Non si può che finire al supplementare, con buona pace delle nostre coronarie, e all’overtime a decidere l’incontro è il guizzo di chi non ti aspetti: Alessandro Cittadini, centro messo spesso in discussione nei suoi anni napoletani, cattura un rimbalzo offensivo straordinario e sigla il canestro che ci da la certezza del trionfo.
Finisce 85-83, e dopo la sirena…il delirio: l’invasione di campo, gli abbracci, “We are the Champions” cantata a squarciagola a braccetto con gli amici, Hawkins MVP che regala il premio all’amico Lynn…e il capitano, il mio amico Mimmo, che alza quel trofeo che avevamo sognato per tre giorni.
“Eh oh, eh oh, si torna con la coppa!”, cantiamo mentre guido verso Napoli, a notte fonda, ma senza il rischio di addormentarsi al volante, tanta è l’adrenalina che ancora scorre nelle vene di tutti noi; il giorno dopo, per chiudere il cerchio, tutti al Palabarbuto per tributare l’ennesimo applauso ai nostri.

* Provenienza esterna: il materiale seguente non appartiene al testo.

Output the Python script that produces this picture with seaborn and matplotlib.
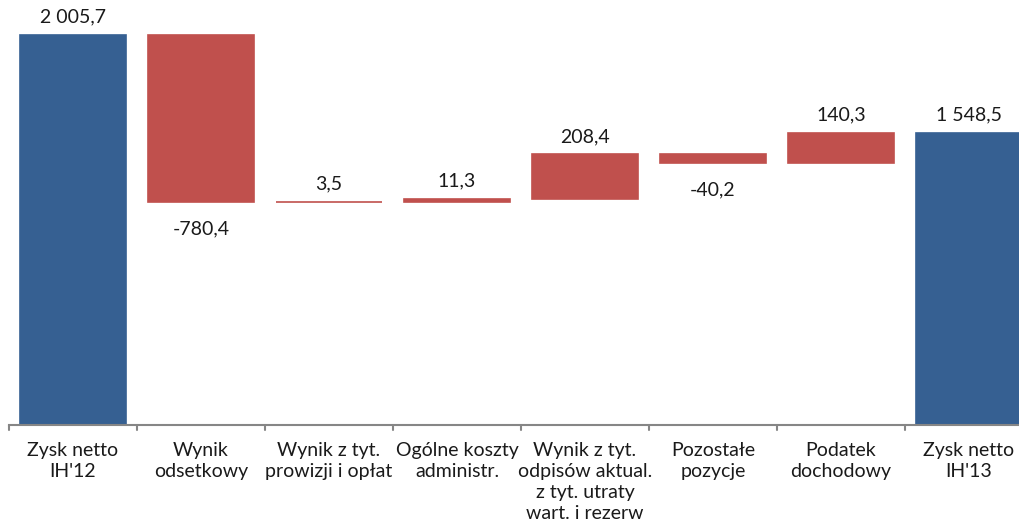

Quel trionfo di ormai 15 anni fa è stato l’apice di anni meravigliosi, passati via troppo presto e non senza rimpianti: uno scudetto perso in una serie memorabile di semifinale a Bologna, con Greer che guarda il cronometro sbagliato (ma questa è un’altra storia…), l’Eurolega e le top 16 sfumate in un derby maledetto contro Treviso, i passi più lunghi della gamba fatti da Maione per adeguare il palazzetto, il fallimento….il primo di una lunghissima, dolorosa serie.
Oggi il Napoli basket sembra finalmente pronto a tornare ai livelli che competono ad una piazza piena di amore per la palla a spicchi, ma nell’attesa che Sacripanti ed i suoi portino a termine la missione, non resta che cullarci in questi ricordi: una squadra indimenticabile, tre giorni speciali, amicizie ed emozioni ormai lontane, eppure sempre vive.
Quindici anni dopo, grazie ancora, ragazzi.